→ **Listed entries**:
>>>>

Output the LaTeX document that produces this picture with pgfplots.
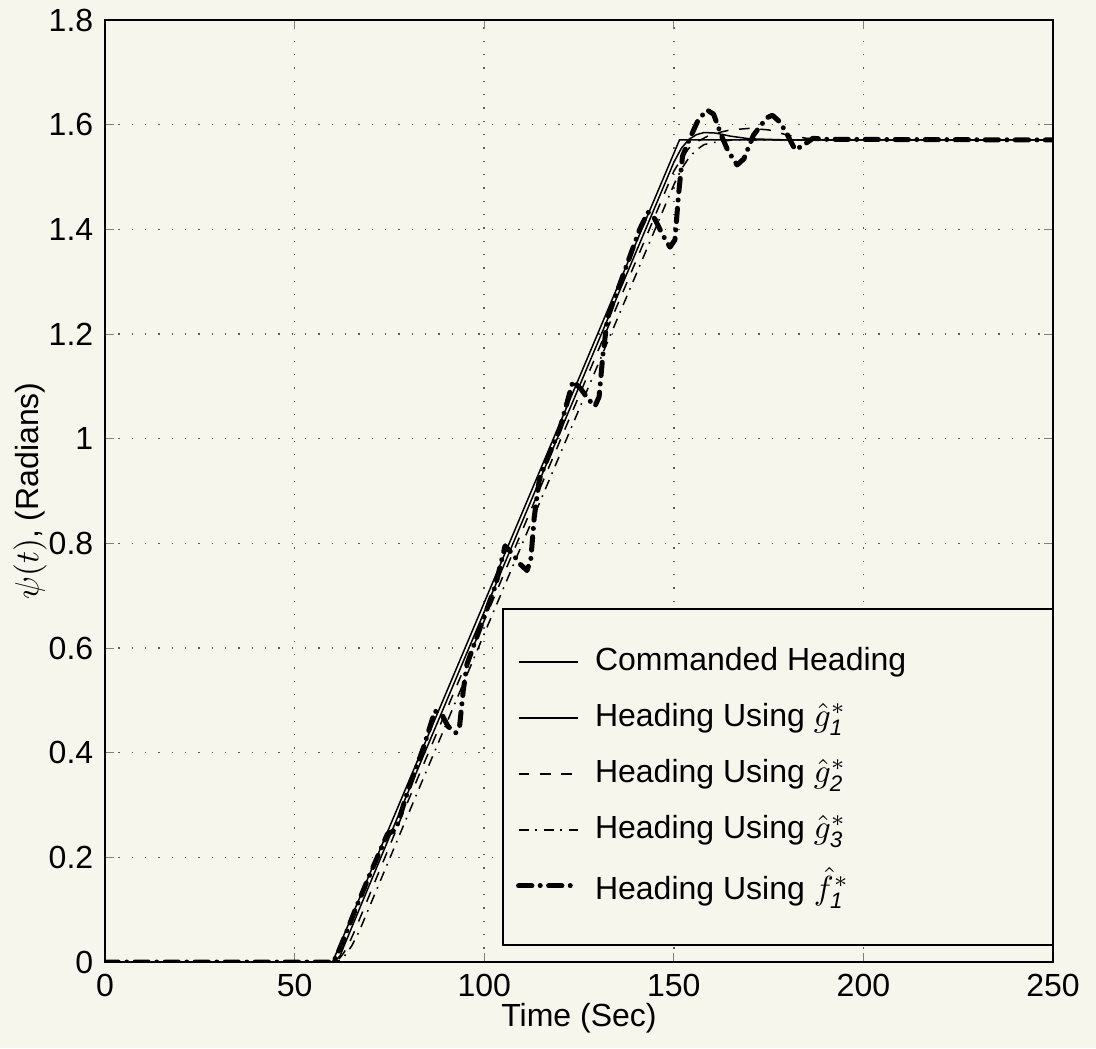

<<<<
>>>>

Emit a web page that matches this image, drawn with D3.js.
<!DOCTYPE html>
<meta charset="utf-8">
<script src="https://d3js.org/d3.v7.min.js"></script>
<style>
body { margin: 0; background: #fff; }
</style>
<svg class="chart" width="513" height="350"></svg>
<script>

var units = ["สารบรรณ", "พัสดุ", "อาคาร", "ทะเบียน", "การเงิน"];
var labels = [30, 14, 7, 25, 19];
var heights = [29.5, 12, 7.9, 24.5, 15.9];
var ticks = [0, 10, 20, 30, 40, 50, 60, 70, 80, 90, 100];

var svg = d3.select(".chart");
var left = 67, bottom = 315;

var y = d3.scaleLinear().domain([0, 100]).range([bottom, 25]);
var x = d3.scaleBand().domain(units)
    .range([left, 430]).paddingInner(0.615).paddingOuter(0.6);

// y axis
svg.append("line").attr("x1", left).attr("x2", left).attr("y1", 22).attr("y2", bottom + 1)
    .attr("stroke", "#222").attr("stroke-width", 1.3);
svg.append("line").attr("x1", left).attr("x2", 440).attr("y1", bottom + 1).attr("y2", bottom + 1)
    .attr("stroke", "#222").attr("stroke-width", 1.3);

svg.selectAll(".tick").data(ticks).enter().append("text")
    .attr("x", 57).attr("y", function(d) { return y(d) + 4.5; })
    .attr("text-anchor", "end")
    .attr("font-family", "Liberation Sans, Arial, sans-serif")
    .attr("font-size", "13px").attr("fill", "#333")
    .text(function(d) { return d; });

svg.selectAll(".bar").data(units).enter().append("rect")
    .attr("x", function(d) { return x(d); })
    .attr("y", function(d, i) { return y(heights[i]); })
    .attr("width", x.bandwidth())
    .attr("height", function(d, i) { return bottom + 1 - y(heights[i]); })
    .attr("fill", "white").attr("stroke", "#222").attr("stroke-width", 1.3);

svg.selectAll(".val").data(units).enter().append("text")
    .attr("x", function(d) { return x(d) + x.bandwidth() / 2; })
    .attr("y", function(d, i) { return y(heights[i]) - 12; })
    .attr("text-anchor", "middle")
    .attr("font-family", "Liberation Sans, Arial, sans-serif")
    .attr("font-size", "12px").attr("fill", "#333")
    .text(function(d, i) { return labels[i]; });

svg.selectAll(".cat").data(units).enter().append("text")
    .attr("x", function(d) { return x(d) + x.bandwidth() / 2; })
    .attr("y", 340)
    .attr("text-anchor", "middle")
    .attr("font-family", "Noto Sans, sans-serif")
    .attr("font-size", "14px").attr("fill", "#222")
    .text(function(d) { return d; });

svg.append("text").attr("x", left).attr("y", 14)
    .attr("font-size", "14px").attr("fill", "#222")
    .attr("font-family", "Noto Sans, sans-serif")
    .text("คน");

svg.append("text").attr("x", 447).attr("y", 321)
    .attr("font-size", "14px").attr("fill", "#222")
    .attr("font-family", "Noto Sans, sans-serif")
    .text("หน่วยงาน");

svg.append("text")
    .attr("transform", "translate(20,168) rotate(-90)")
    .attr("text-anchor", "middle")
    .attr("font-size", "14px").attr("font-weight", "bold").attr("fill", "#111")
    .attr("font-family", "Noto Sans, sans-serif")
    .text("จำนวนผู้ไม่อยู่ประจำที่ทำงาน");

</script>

<<<<
>>>>

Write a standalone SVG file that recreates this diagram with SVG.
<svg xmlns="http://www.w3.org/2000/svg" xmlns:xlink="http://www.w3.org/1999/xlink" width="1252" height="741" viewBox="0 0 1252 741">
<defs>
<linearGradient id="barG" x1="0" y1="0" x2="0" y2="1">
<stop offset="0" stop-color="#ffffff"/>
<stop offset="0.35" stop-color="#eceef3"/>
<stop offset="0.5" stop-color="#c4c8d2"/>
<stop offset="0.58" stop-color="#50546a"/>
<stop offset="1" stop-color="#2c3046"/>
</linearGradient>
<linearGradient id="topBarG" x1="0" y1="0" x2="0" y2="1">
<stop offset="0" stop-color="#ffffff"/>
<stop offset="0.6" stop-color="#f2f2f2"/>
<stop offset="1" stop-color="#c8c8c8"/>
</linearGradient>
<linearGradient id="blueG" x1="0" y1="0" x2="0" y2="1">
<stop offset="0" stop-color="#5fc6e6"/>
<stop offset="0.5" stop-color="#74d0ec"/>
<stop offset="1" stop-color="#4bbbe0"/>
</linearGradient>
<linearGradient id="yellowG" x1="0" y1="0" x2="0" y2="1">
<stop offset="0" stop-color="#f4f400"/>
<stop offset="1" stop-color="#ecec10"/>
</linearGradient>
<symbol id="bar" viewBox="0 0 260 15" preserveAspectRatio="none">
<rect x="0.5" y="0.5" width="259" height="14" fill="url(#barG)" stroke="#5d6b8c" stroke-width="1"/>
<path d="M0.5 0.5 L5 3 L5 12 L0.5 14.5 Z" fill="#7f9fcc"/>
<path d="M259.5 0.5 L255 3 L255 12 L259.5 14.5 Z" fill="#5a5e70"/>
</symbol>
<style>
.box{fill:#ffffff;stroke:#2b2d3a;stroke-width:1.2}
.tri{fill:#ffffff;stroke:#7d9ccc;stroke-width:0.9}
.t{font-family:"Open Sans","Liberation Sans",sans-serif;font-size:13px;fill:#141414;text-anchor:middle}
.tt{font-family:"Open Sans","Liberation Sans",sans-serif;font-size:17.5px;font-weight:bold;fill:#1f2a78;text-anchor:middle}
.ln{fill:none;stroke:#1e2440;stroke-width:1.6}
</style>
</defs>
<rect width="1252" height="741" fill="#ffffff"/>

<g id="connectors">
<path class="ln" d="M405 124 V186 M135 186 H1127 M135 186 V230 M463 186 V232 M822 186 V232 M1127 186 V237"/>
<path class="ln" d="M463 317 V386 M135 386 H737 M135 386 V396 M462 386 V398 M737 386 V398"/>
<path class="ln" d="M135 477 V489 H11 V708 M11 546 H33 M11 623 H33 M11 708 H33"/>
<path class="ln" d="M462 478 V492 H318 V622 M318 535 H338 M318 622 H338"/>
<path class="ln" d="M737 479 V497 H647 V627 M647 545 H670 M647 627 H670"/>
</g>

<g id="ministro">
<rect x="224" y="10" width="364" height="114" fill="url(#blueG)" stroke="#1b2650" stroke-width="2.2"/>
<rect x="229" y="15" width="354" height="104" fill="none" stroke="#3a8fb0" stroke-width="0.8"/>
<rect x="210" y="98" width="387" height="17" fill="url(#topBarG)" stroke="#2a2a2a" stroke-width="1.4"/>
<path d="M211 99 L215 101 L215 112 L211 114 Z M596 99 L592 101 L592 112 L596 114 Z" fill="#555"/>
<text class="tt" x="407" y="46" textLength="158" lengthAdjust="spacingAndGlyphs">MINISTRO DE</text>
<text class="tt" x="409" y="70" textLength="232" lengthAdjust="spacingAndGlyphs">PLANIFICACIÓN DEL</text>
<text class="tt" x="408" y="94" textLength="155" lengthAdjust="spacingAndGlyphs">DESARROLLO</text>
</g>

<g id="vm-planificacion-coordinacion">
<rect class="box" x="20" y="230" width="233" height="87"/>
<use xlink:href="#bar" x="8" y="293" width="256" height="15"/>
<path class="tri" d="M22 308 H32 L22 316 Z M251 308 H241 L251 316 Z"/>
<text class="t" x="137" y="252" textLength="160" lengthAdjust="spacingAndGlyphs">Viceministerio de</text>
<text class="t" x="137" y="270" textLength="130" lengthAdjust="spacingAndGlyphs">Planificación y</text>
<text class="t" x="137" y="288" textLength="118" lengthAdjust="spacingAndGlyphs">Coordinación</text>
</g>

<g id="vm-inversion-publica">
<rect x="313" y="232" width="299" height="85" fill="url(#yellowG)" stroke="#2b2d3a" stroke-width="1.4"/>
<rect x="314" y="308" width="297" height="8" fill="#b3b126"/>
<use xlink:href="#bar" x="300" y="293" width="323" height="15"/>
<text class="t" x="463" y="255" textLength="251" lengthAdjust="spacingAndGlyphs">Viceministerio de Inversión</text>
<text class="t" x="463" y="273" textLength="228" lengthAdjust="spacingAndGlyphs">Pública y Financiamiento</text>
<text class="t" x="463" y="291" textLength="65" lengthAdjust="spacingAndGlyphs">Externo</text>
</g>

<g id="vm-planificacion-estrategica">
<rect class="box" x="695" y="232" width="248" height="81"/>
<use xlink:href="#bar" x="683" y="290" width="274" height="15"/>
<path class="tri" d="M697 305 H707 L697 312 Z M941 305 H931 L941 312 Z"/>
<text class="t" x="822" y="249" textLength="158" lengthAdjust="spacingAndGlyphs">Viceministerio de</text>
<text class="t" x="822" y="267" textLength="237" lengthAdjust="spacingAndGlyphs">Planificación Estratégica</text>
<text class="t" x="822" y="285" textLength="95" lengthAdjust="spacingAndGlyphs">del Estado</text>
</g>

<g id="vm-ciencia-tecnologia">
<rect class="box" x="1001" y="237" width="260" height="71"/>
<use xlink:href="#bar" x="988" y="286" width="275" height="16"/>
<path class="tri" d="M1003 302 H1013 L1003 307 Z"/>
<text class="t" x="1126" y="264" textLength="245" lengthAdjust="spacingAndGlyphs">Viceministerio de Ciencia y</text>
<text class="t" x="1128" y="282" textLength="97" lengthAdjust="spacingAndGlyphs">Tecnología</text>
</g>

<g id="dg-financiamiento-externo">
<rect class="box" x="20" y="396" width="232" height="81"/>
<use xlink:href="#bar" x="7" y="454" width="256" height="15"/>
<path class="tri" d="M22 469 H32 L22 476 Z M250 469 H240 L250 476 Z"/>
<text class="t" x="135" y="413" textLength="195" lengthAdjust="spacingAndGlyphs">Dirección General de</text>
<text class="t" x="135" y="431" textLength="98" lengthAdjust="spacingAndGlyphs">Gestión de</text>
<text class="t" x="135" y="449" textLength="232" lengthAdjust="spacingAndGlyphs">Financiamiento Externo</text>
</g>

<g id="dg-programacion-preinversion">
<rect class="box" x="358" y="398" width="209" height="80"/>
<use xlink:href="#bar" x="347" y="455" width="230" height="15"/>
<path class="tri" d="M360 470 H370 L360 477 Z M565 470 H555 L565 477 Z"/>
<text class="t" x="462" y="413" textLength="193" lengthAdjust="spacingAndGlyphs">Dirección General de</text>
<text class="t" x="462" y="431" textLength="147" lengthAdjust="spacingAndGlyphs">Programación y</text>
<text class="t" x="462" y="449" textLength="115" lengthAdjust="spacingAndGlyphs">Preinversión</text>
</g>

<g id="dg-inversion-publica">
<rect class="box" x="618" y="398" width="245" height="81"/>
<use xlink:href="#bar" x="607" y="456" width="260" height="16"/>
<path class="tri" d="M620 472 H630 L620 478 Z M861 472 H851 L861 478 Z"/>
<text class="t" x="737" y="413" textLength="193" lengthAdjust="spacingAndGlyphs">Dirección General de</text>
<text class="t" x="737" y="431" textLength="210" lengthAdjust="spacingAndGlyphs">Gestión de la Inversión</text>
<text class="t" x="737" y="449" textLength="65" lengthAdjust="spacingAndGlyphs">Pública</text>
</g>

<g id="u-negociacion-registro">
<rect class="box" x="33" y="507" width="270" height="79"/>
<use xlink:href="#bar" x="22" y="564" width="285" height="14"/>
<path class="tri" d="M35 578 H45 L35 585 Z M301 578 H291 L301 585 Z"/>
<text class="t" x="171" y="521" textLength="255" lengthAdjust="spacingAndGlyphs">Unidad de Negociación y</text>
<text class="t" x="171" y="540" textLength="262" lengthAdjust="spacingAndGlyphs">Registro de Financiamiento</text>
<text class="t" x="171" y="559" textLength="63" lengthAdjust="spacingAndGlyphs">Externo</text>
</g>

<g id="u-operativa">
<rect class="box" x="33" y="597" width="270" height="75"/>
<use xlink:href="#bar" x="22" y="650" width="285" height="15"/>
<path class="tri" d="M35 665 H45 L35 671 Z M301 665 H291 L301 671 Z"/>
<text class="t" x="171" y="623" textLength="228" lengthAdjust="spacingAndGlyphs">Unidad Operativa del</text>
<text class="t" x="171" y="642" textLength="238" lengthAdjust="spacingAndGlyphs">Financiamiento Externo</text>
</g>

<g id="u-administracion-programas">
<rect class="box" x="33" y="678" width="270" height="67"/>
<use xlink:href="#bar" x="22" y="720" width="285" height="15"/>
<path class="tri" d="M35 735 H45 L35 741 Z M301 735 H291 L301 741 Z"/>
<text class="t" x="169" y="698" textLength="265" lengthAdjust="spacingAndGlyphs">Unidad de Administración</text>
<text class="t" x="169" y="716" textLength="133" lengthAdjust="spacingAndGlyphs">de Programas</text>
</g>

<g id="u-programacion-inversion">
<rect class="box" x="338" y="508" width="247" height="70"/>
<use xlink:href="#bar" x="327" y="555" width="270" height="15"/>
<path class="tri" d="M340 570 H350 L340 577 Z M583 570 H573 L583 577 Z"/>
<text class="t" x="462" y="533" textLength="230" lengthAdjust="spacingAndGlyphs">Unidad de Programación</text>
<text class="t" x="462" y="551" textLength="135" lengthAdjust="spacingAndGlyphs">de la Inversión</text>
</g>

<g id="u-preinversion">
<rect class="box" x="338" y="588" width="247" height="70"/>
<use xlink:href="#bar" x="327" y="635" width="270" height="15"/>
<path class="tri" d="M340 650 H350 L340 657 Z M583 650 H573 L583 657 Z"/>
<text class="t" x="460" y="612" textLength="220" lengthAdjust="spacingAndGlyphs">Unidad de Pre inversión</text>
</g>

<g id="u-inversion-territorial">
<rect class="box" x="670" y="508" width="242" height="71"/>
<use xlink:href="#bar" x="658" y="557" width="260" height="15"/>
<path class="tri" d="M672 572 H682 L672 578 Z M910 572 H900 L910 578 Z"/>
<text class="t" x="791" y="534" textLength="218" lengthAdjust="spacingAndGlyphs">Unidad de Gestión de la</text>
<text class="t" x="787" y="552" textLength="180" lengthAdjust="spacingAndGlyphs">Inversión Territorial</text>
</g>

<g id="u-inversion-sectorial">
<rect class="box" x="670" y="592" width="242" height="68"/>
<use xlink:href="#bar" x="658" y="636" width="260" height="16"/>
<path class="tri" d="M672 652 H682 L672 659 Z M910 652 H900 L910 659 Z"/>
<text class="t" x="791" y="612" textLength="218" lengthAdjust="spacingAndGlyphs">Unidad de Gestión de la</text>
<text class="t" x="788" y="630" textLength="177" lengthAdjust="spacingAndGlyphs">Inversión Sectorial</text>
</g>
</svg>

<<<<

→ **Short task**: Everything from the line with "Emit a web page" through the line with "var left = 67, bottom = 315;" is to be output exactly; leave out all other lines.

→ **Result of this task**:
Emit a web page that matches this image, drawn with D3.js.
<!DOCTYPE html>
<meta charset="utf-8">
<script src="https://d3js.org/d3.v7.min.js"></script>
<style>
body { margin: 0; background: #fff; }
</style>
<svg class="chart" width="513" height="350"></svg>
<script>

var units = ["สารบรรณ", "พัสดุ", "อาคาร", "ทะเบียน", "การเงิน"];
var labels = [30, 14, 7, 25, 19];
var heights = [29.5, 12, 7.9, 24.5, 15.9];
var ticks = [0, 10, 20, 30, 40, 50, 60, 70, 80, 90, 100];

var svg = d3.select(".chart");
var left = 67, bottom = 315;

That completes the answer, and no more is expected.